Rowan Williams said “theology was trying to say the least silly thing we can about God”.

Both of these thoughts actually lead me to want to worship, which I think is a good litmus test of whether theology is true or heretical.

As an evangelical, I look first through the primacy of scripture:

-But, if we are seeking God in scripture, we need to read our Bibles, and reading them with prayerful expectation, but also reading them in context, what comes before, what comes after, who is it written too, why was it written. Also, think translation is an issue, now thing the gizmos on our phone we can check out challenging passages from different translations, and even the original Greek, and look it up in a Biblical Greek dictionary all at a touch of a button whilst drinking your latte! Another what does the Bible actually say, rather than what we think it says!

As a charismatic, I do take our experience of God seriously.

Experience is good, Peter changed his viewpoint on the Gentiles because of a vision, and the other disciples changed their viewpoint on seeing the Holy Spirit poured out. Experiences and encounters are really important, but we need to remember that we as people are fickle and God calls us to test and weigh guidance, this is not lacking in faith, but rather it is in prayerfully weighing stuff that we allow our faith to flourish and grow.

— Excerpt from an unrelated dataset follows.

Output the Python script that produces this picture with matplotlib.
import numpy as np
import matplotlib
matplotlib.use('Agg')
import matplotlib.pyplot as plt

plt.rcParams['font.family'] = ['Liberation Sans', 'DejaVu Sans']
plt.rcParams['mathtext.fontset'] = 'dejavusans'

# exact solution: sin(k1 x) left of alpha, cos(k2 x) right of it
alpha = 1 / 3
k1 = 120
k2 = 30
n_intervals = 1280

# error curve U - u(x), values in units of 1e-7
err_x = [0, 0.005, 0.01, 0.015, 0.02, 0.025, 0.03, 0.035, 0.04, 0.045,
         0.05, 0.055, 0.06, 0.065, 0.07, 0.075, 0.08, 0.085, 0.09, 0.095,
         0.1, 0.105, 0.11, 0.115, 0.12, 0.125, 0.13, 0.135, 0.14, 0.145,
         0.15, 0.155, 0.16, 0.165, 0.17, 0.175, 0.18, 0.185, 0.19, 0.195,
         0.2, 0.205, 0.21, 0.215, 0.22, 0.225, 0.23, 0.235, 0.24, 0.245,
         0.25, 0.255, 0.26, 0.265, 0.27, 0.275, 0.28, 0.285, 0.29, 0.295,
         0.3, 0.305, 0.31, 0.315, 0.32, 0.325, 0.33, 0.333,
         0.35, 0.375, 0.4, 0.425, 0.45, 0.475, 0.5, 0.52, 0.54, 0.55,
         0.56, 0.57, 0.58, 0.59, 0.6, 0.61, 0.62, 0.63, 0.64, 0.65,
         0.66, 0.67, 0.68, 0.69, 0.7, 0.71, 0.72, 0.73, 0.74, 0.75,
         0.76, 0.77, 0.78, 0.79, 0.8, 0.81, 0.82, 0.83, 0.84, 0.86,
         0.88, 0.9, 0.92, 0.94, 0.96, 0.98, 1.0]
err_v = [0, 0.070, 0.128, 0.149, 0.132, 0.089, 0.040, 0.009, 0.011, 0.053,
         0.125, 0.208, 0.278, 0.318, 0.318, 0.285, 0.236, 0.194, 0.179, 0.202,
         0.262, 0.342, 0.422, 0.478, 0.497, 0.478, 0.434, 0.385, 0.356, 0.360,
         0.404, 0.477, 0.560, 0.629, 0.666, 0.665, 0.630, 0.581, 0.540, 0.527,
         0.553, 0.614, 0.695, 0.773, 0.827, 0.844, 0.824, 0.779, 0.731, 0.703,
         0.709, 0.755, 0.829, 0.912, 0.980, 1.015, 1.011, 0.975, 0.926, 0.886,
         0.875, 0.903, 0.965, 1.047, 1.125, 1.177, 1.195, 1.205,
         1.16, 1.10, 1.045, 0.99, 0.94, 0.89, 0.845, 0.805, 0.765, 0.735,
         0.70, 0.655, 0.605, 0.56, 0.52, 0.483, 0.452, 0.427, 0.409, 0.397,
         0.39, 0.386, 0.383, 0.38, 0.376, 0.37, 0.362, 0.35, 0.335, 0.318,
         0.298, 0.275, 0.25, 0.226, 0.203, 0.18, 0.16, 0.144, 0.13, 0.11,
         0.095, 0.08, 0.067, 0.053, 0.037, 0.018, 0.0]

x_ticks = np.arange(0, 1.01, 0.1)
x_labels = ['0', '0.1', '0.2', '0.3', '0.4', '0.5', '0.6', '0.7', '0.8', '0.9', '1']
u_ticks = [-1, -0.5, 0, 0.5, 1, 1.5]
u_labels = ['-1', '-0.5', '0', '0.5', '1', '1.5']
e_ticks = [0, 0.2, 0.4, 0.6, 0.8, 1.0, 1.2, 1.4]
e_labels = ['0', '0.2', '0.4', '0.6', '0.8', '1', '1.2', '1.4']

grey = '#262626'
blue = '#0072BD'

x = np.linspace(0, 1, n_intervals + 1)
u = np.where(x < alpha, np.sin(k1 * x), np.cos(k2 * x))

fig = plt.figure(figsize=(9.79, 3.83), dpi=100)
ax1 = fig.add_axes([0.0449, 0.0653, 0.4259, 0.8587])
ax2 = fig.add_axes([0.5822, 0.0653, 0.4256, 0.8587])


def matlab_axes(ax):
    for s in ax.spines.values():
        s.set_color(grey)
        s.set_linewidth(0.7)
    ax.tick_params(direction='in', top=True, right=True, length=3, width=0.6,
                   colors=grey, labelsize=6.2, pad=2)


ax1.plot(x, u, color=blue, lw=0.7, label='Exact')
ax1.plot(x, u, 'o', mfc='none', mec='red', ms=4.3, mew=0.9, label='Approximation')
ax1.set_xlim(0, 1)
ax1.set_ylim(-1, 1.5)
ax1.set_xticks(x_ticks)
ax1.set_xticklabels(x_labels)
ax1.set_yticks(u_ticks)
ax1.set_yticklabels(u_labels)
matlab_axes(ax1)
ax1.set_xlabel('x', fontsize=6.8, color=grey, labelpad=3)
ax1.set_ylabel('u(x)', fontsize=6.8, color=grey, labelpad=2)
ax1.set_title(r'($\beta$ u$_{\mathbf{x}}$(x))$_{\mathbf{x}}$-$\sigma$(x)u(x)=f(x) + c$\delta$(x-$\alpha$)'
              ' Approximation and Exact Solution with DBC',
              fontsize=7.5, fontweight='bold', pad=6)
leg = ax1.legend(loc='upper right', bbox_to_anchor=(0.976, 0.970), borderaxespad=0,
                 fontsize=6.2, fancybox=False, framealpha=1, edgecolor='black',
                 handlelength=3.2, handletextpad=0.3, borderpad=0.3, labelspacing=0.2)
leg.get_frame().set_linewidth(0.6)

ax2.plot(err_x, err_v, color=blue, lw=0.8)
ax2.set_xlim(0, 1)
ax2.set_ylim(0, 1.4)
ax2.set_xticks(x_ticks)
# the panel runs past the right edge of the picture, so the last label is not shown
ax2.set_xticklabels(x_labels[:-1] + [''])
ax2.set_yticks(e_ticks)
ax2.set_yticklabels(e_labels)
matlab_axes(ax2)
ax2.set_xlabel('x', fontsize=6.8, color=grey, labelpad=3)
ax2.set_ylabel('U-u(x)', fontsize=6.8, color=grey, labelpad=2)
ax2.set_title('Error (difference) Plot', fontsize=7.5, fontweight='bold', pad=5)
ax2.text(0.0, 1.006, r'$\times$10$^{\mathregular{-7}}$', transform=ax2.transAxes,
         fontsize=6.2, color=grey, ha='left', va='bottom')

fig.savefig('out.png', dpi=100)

The Catholics and Anglo Catholics often take our Christian heritage much more seriously than we in the evangelical camp, but as I have travelled onwards I have discovered that there is much wisdom and blessing within our Christian heritage..

Tradition, is so much to say than just because “we’ve always done it this way” when tradition is at its best we are standing on the shoulders of giants of amazing people of God whose journeys can bring so much blessing and benefit to us, and yet sometimes we are caught up in someone else’s baggage. whatever we are facing, probably somewhere throughout the world and history another follower of Jesus has faced it, and shared their experiences. what most of us think of as “normal” Christianity, has been wrestled out by faithful people (many who gave their lives).

The liberals get a bad press, but reason is important, asking hard questions and not being fobbed off with clichés or pat answers is important.

Reason. God has given us a brain of our own to use, discernment is a spiritual gift, and I believe God wants us to think and pray and use our minds in our faith. One of my key phrases I use when taking Alpha is “Christianity is not a faith which asks your to leave your brain at the door”, yet our reason will never be fully sufficient because “A God I can fully understand probably isn’t God”.

So, a good question to ask ourselves is “why do I think what I think?” and to be open to God challenging our thinking, a great phrase used at a theological college I looked at was “roots down walls down” -if we have our roots down deeply into God we have nothing to fear from other people with different ideas, as the spirit of all truth protects and guides us, if we let him.

I’ll close with two bits of testimony.

A friend of mine was at a theological college and someone spoke of their fear of loosing their faith (they actually meant not being a proper evangelical any more). My friend said something interesting, he said “ultimately I am interested in truth, and if it’s not true I don’t want to believe it”. So often we want to stay ‘safe’ in our theology and opinions, but actually the Spirit of all truth is both wonderful and dangerous.

when I was in my early 20’s I began to think about ordination, and one of the questions was about women vicars and Bishops, and lots of people tried telling me that it was all cultural, or about an experience they’d had (experience and reason) but for me my heart was saying “yeah but is the Bible okay with it” -I think it is- but what I wanted was someone to sit down and read the Bible with me and help me make sense of some difficult bits.

So, as we journey on, lets keep on chasing after God, hungry to hear from him, but doing so with prayerful wisdom and discernment in the context of community, and see where he leads us, it’s an adventure.